Prompt →
Reproduce the listing exactly, with no pictures in your copy.

Given material →
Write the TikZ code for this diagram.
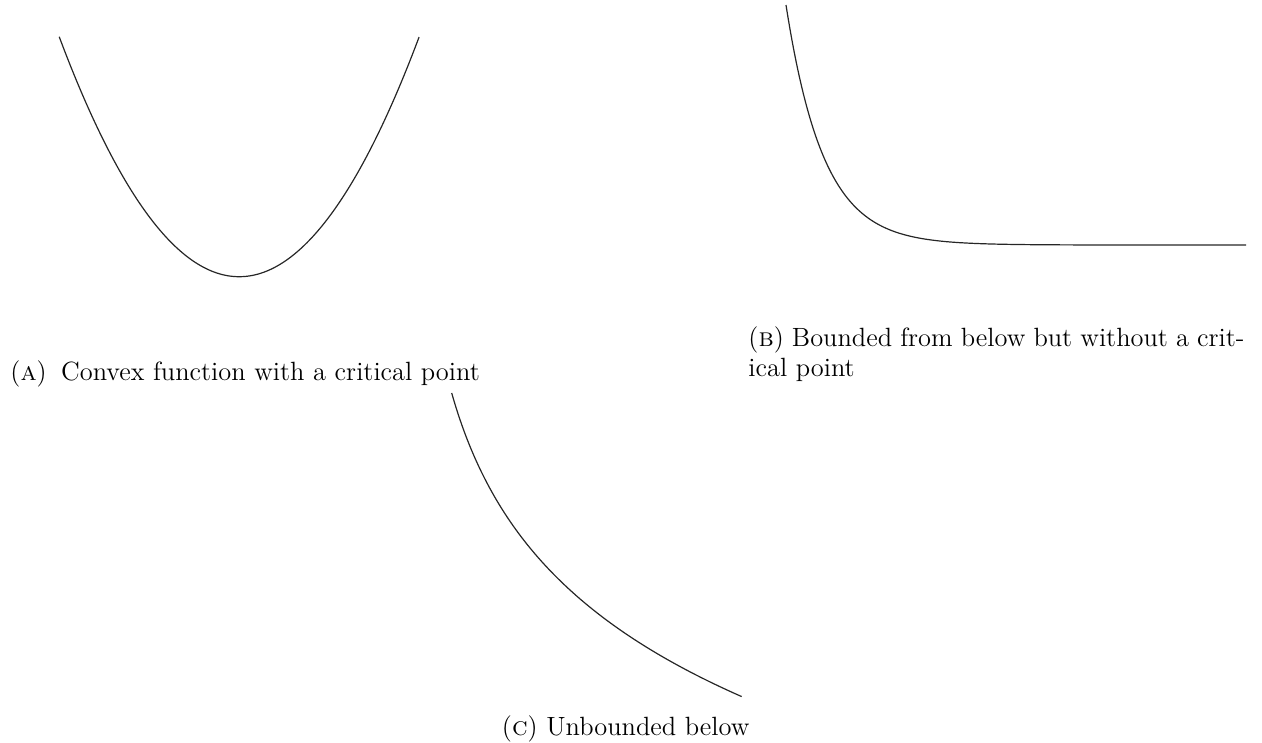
\documentclass[tikz,border=0pt]{standalone}
\usepackage{tikz}
\begin{document}
\begin{tikzpicture}[x=0.41667pt,y=-0.41667pt,
  curveline/.style={line width=0.5pt, black!85},
  captext/.style={inner sep=0pt, font=\fontsize{11}{13.6}\selectfont}]
\useasboundingbox (0,0) rectangle (1262,742);
% (A) parabola
\draw[curveline] plot[domain=-1:1, samples=120, smooth] ({239.2+180*\x},{276.7-240*\x*\x});
% (B) exponential decay
\draw[curveline] plot[domain=0:460, samples=240, smooth] ({786+\x},{245-240*exp(-0.0266*\x)});
% (C) -log
\draw[curveline] plot[domain=0.5:4, samples=150, smooth] ({451.7+(\x-0.5)*82.86},{393+146*ln(\x/0.5)});
% captions
\node[captext, anchor=base west] (capA) at (10,380) {(\textsc{a})\hspace{6pt}Convex function with a critical point};
\node[captext, anchor=base west] (capB) at (748,346.7) {\makebox[206.7pt][s]{(\textsc{b}) Bounded from below but without a crit-}};
\node[captext, anchor=base west] (capB2) at (748,376) {ical point};
\node[captext, anchor=base east] (capC) at (750,735) {(\textsc{c}) Unbounded below};
\end{tikzpicture}
\end{document}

Response to this task →
Write the TikZ code for this diagram.
\documentclass[tikz,border=0pt]{standalone}
\usepackage{tikz}
\begin{document}
\begin{tikzpicture}[x=0.41667pt,y=-0.41667pt,
  curveline/.style={line width=0.5pt, black!85},
  captext/.style={inner sep=0pt, font=\fontsize{11}{13.6}\selectfont}]
\useasboundingbox (0,0) rectangle (1262,742);
% (A) parabola
\draw[curveline] plot[domain=-1:1, samples=120, smooth] ({239.2+180*\x},{276.7-240*\x*\x});
% (B) exponential decay
\draw[curveline] plot[domain=0:460, samples=240, smooth] ({786+\x},{245-240*exp(-0.0266*\x)});
% (C) -log
\draw[curveline] plot[domain=0.5:4, samples=150, smooth] ({451.7+(\x-0.5)*82.86},{393+146*ln(\x/0.5)});
% captions
\node[captext, anchor=base west] (capA) at (10,380) {(\textsc{a})\hspace{6pt}Convex function with a critical point};
\node[captext, anchor=base west] (capB) at (748,346.7) {\makebox[206.7pt][s]{(\textsc{b}) Bounded from below but without a crit-}};
\node[captext, anchor=base west] (capB2) at (748,376) {ical point};
\node[captext, anchor=base east] (capC) at (750,735) {(\textsc{c}) Unbounded below};
\end{tikzpicture}
\end{document}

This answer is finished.